BRIEF –
Search the data for the word "with". Reproduce every line where it is found.

** BEGIN EXERCISE MATERIALS **

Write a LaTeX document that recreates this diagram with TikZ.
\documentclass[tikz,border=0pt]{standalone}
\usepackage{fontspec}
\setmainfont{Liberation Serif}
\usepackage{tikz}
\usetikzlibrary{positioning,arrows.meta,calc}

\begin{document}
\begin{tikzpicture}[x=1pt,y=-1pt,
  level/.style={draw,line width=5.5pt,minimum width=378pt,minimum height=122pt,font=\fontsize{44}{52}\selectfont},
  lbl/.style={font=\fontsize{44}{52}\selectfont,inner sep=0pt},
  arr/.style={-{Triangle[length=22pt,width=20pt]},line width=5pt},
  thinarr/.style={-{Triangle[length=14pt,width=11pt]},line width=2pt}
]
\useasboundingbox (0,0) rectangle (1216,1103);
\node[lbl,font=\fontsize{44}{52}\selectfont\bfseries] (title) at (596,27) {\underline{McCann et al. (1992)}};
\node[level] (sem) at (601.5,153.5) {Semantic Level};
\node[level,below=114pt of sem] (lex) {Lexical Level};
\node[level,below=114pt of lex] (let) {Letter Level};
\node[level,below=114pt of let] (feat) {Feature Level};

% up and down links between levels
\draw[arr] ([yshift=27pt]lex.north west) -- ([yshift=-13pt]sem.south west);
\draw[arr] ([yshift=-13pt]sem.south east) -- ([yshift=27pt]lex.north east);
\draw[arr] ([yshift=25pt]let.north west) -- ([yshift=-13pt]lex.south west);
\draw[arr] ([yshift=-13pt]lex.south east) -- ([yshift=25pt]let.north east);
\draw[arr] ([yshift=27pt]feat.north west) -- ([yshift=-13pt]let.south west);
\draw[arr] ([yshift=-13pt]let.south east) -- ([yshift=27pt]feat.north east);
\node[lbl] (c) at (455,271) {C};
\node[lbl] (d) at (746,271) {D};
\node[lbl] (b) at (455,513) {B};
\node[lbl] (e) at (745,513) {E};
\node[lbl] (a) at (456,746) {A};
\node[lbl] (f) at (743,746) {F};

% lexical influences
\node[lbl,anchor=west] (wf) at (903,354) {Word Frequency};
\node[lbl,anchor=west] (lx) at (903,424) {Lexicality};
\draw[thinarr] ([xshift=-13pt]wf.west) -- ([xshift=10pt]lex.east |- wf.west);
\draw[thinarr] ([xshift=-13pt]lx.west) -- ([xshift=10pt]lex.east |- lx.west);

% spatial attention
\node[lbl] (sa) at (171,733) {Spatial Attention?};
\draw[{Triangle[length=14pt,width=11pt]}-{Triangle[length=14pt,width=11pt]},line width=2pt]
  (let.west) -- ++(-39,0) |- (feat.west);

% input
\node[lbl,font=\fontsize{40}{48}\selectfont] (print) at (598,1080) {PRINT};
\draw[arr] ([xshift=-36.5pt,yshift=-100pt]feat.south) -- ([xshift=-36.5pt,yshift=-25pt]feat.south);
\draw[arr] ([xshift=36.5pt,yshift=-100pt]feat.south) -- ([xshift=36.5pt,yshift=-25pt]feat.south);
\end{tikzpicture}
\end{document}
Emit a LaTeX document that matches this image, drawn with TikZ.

** END EXERCISE MATERIALS **

RESPONSE –
Write a LaTeX document that recreates this diagram with TikZ.
Emit a LaTeX document that matches this image, drawn with TikZ.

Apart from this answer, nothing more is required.